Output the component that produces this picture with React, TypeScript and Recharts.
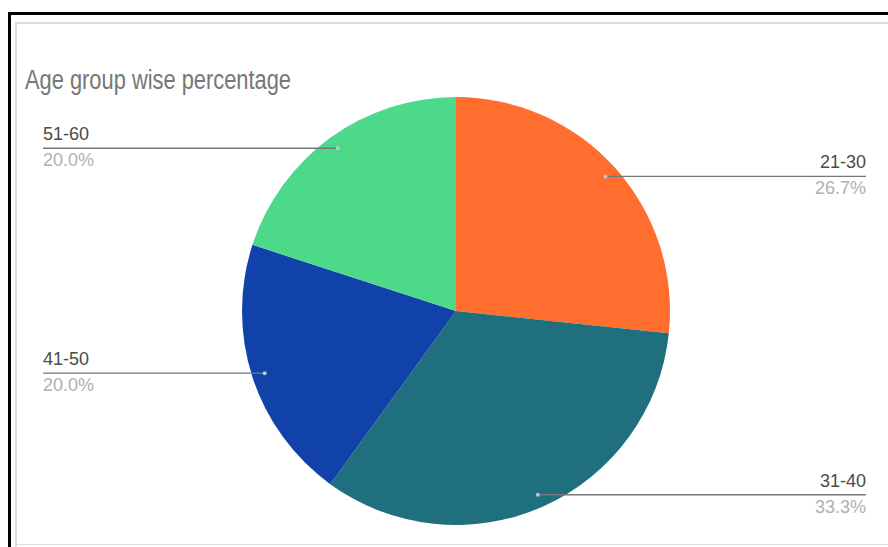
import { PieChart, Pie, Cell } from "recharts";

const groups = ["21-30", "31-40", "41-50", "51-60"];
const counts = [4, 5, 3, 3];
const colors = ["#FF6D2F", "#1F6F7F", "#1142A9", "#4CDA8A"];

const data = groups.map((g, i) => ({ name: g, value: counts[i] }));

const RAD = Math.PI / 180;

function renderLabel(props: any) {
  const { cx, cy, midAngle, outerRadius, percent, name } = props;
  const r = outerRadius * 0.94;
  const px = cx + r * Math.cos(-midAngle * RAD);
  const py = cy + r * Math.sin(-midAngle * RAD);
  const right = px > cx;
  const edge = right ? 866 : 43;
  return (
    <g>
      <line x1={px} y1={py} x2={edge} y2={py} stroke="#777" strokeWidth={1.3} />
      <circle cx={px} cy={py} r={2} fill="#b8c8d8" />
      <text
        x={edge}
        y={py - 8}
        textAnchor={right ? "end" : "start"}
        fill="#4a4a4a"
        fontSize={18}
        fontFamily="'Liberation Sans', Arial, sans-serif"
      >
        {name}
      </text>
      <text
        x={edge}
        y={py + 18}
        textAnchor={right ? "end" : "start"}
        fill="#b0b0b0"
        fontSize={18}
        fontFamily="'Liberation Sans', Arial, sans-serif"
      >
        {(percent * 100).toFixed(1)}%
      </text>
    </g>
  );
}

export default function App() {
  return (
    <div
      style={{
        position: "absolute",
        left: 0,
        top: 0,
        width: 888,
        height: 547,
        background: "#fff",
        overflow: "hidden",
        fontFamily: "'Liberation Sans', Arial, sans-serif",
      }}
    >
      {/* sheet frame */}
      <div style={{ position: "absolute", left: 8, top: 12, width: 880, height: 3, background: "#000" }} />
      <div style={{ position: "absolute", left: 8, top: 12, width: 3, height: 535, background: "#000" }} />
      <div style={{ position: "absolute", left: 15, top: 22, width: 873, height: 2, background: "#ddd" }} />
      <div style={{ position: "absolute", left: 15, top: 22, width: 2, height: 525, background: "#ddd" }} />
      <div style={{ position: "absolute", left: 15, top: 544, width: 873, height: 1, background: "#ddd" }} />

      <div style={{ position: "absolute", left: 0, top: 0 }}>
        <PieChart width={888} height={547}>
          <text x={25} y={89} fill="#777" fontSize={27} textLength={266} lengthAdjust="spacingAndGlyphs">
            Age group wise percentage
          </text>
          <Pie
            data={data}
            dataKey="value"
            nameKey="name"
            cx={451}
            cy={306}
            outerRadius={214}
            startAngle={90}
            endAngle={-270}
            stroke="none"
            label={renderLabel}
            labelLine={false}
            isAnimationActive={false}
          >
            {data.map((d, i) => (
              <Cell key={d.name} fill={colors[i]} />
            ))}
          </Pie>
        </PieChart>
      </div>
    </div>
  );
}
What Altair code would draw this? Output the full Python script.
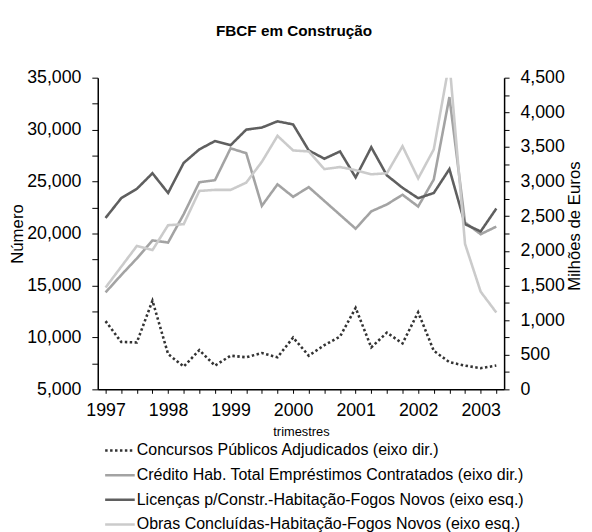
import altair as alt
import pandas as pd

quarters = [1997 + 0.25 * i for i in range(26)]

series_names = [
    "Concursos Públicos Adjudicados (eixo dir.)",
    "Crédito Hab. Total Empréstimos Contratados (eixo dir.)",
    "Licenças p/Constr.-Habitação-Fogos Novos (eixo esq.)",
    "Obras Concluídas-Habitação-Fogos Novos (eixo esq.)",
]
series_colors = ["#333333", "#a3a3a3", "#5f5f5f", "#cbcbcb"]
series_dash = [[2.5, 2.5], [1, 0], [1, 0], [1, 0]]

# left axis (Número)
licencas = [21500, 23400, 24300, 25800, 23900, 26800, 28100, 28900, 28500, 30000,
            30200, 30800, 30500, 28000, 27200, 27900, 25400, 28300, 25600, 24400,
            23400, 23900, 26200, 20900, 20200, 22400]
obras = [14800, 16800, 18800, 18400, 20800, 20900, 24100, 24200, 24200, 24900,
         26900, 29400, 28000, 27900, 26200, 26400, 26100, 25700, 25800, 28400,
         25300, 28100, 36500, 19000, 14400, 12400]
# right axis (Milhões de Euros)
concursos = [985, 685, 677, 1280, 510, 329, 567, 343, 486, 463,
             524, 463, 748, 486, 638, 762, 1176, 606, 819, 663,
             1113, 557, 392, 343, 306, 343]
credito = [1400, 1650, 1890, 2150, 2120, 2530, 2990, 3020, 3480, 3410,
           2650, 2960, 2780, 2920, 2720, 2520, 2320, 2570, 2670, 2810,
           2640, 3030, 4220, 2410, 2240, 2350]

left_df = pd.concat([
    pd.DataFrame({"t": quarters, "v": licencas, "s": series_names[2]}),
    pd.DataFrame({"t": quarters, "v": obras, "s": series_names[3]}),
])
right_df = pd.concat([
    pd.DataFrame({"t": quarters, "v": concursos, "s": series_names[0]}),
    pd.DataFrame({"t": quarters, "v": credito, "s": series_names[1]}),
])

FONT = "Liberation Sans"

x_enc = alt.X(
    "t:Q",
    scale=alt.Scale(domain=[1996.875, 2003.375], nice=False, zero=False),
    axis=alt.Axis(
        values=quarters,
        labelExpr="datum.value % 1 == 0 ? toString(datum.value) : ''",
        grid=False, tickSize=4, labelFontSize=18, labelOverlap=False,
        labelFlush=False, labelPadding=9,
        title="trimestres", titleFontSize=13, titleFontWeight="normal",
        titlePadding=6,
    ),
)

color_enc = alt.Color(
    "s:N",
    scale=alt.Scale(domain=series_names, range=series_colors),
    legend=alt.Legend(
        title=None, orient="none", legendX=13.5, legendY=369, direction="vertical",
        symbolType="M-2,0H2", symbolSize=225, symbolStrokeWidth=2.5,
        labelFontSize=16.2, labelFont=FONT, rowPadding=7, labelLimit=600,
        labelOffset=8, symbolOffset=0,
    ),
)
dash_enc = alt.StrokeDash(
    "s:N",
    scale=alt.Scale(domain=series_names, range=series_dash),
    legend=None,
)

left = alt.Chart(left_df).mark_line(strokeWidth=2.6, clip=True).encode(
    x=x_enc,
    y=alt.Y(
        "v:Q",
        scale=alt.Scale(domain=[5000, 35000], nice=False, zero=False),
        axis=alt.Axis(
            values=list(range(5000, 35001, 2500)),
            labelExpr="datum.value % 5000 == 0 ? format(datum.value, ',') : ''",
            grid=False, tickSize=6, labelFontSize=18, labelPadding=11,
            title="Número", titleFontSize=17, titleFontWeight="normal",
            titleAngle=270, titleX=-81, titleY=158, titleAlign="center",
            titleBaseline="middle",
        ),
    ),
    color=color_enc,
    strokeDash=dash_enc,
)

right = alt.Chart(right_df).mark_line(strokeWidth=2.6, clip=True).encode(
    x=x_enc,
    y=alt.Y(
        "v:Q",
        scale=alt.Scale(domain=[0, 4500], nice=False),
        axis=alt.Axis(
            orient="right",
            values=list(range(0, 4501, 250)),
            labelExpr="datum.value % 500 == 0 ? format(datum.value, ',') : ''",
            grid=False, tickSize=5, labelFontSize=18, labelPadding=11,
            title="Milhões de Euros", titleFontSize=17, titleFontWeight="normal",
            titleAngle=270, titleX=71, titleY=150, titleAlign="center",
            titleBaseline="middle",
        ),
    ),
    color=color_enc,
    strokeDash=dash_enc,
)

chart = alt.layer(right, left).resolve_scale(y="independent").properties(
    width=412,
    height=316,
    autosize=alt.AutoSizeParams(type="none"),
    padding={"left": 91, "top": 67, "right": 81, "bottom": 143},
    title=alt.TitleParams(
        "FBCF em Construção", fontSize=15.5, fontWeight="bold", font=FONT,
        anchor="middle", frame="group", dx=-7, offset=30, color="black",
    ),
).configure_view(stroke=None).configure_axis(
    labelFont=FONT, titleFont=FONT, labelColor="black", titleColor="black",
    domainColor="black", tickColor="black", domainWidth=1.5, tickWidth=1,
).configure_legend(labelColor="black")

chart.save("out.html", embed_options={"renderer": "svg", "actions": False})
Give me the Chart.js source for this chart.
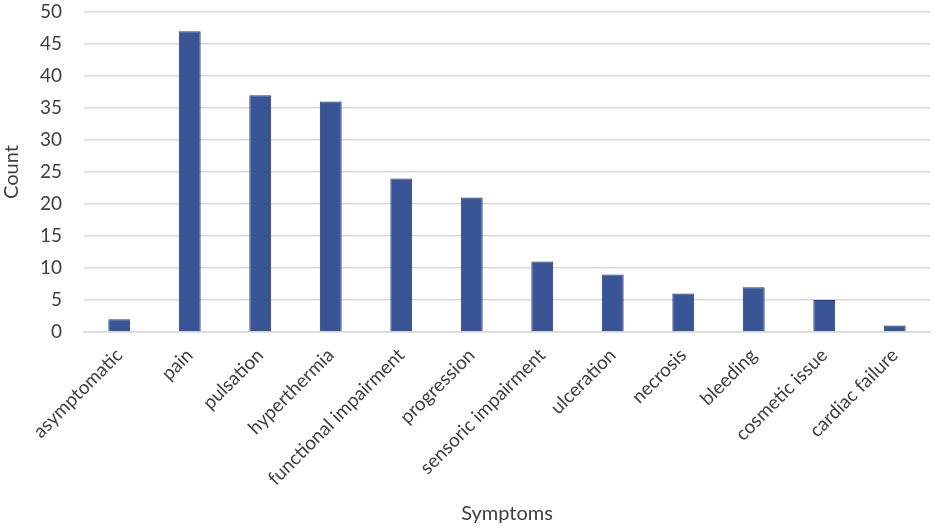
<!DOCTYPE html>
<html>
<head>
<meta charset="utf-8">
<script src="https://cdn.jsdelivr.net/npm/chart.js@4"></script>
<style>
  html, body { margin: 0; padding: 0; background: #fff; }
  #wrap { width: 935px; height: 530px; }
</style>
</head>
<body>
<div id="wrap"><canvas id="chart" width="935" height="530"></canvas></div>
<script>
const symptoms = ['asymptomatic', 'pain', 'pulsation', 'hyperthermia', 'functional impairment',
  'progression', 'sensoric impairment', 'ulceration', 'necrosis', 'bleeding', 'cosmetic issue', 'cardiac failure'];
const counts = [2, 47, 37, 36, 24, 21, 11, 9, 6, 7, 5, 1];
const yTicks = [0, 5, 10, 15, 20, 25, 30, 35, 40, 45, 50];

const FONT = 'Lato';
const TEXT = '#404040';

new Chart(document.getElementById('chart'), {
  type: 'bar',
  data: {
    labels: symptoms,
    datasets: [{
      data: counts,
      backgroundColor: '#3a5595',
      borderColor: '#1f3a80',
      borderWidth: 1,
      barPercentage: 0.31,
      categoryPercentage: 1
    }]
  },
  options: {
    responsive: false,
    animation: false,
    layout: { padding: { top: 12, right: 5, bottom: 4, left: 0 } },
    plugins: { legend: { display: false }, tooltip: { enabled: false } },
    scales: {
      x: {
        grid: { display: false },
        border: { color: '#d9d9d9', width: 1.5 },
        ticks: {
          color: TEXT, font: { family: FONT, size: 19 },
          minRotation: 45, maxRotation: 45, padding: 4
        },
        title: { display: true, text: 'Symptoms', color: TEXT, font: { family: FONT, size: 20 }, padding: { top: 0, bottom: 0 } },
        afterFit: s => { s.height = 194; s.paddingLeft = 0; s.paddingRight = 0; }
      },
      y: {
        min: 0, max: 50,
        afterBuildTicks: s => { s.ticks = yTicks.map(v => ({ value: v })); },
        grid: { color: '#d9d9d9', lineWidth: 1.5, drawTicks: false },
        border: { display: false },
        ticks: { color: TEXT, font: { family: FONT, size: 19 }, padding: 22 },
        title: { display: true, text: 'Count', color: TEXT, font: { family: FONT, size: 20 }, padding: 0 },
        afterFit: s => { s.width = 84; s.paddingTop = 0; s.paddingBottom = 0; }
      }
    }
  }
});
</script>
</body>
</html>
===============
**INSTRUCTIONS TO FOLLOW**: Give again, word for word, every line from the top of the data through the line with "const RAD = Math.PI / 180;", both ends included, and exclude the pictures.

**ANSWER**:
Output the component that produces this picture with React, TypeScript and Recharts.
import { PieChart, Pie, Cell } from "recharts";

const groups = ["21-30", "31-40", "41-50", "51-60"];
const counts = [4, 5, 3, 3];
const colors = ["#FF6D2F", "#1F6F7F", "#1142A9", "#4CDA8A"];

const data = groups.map((g, i) => ({ name: g, value: counts[i] }));

const RAD = Math.PI / 180;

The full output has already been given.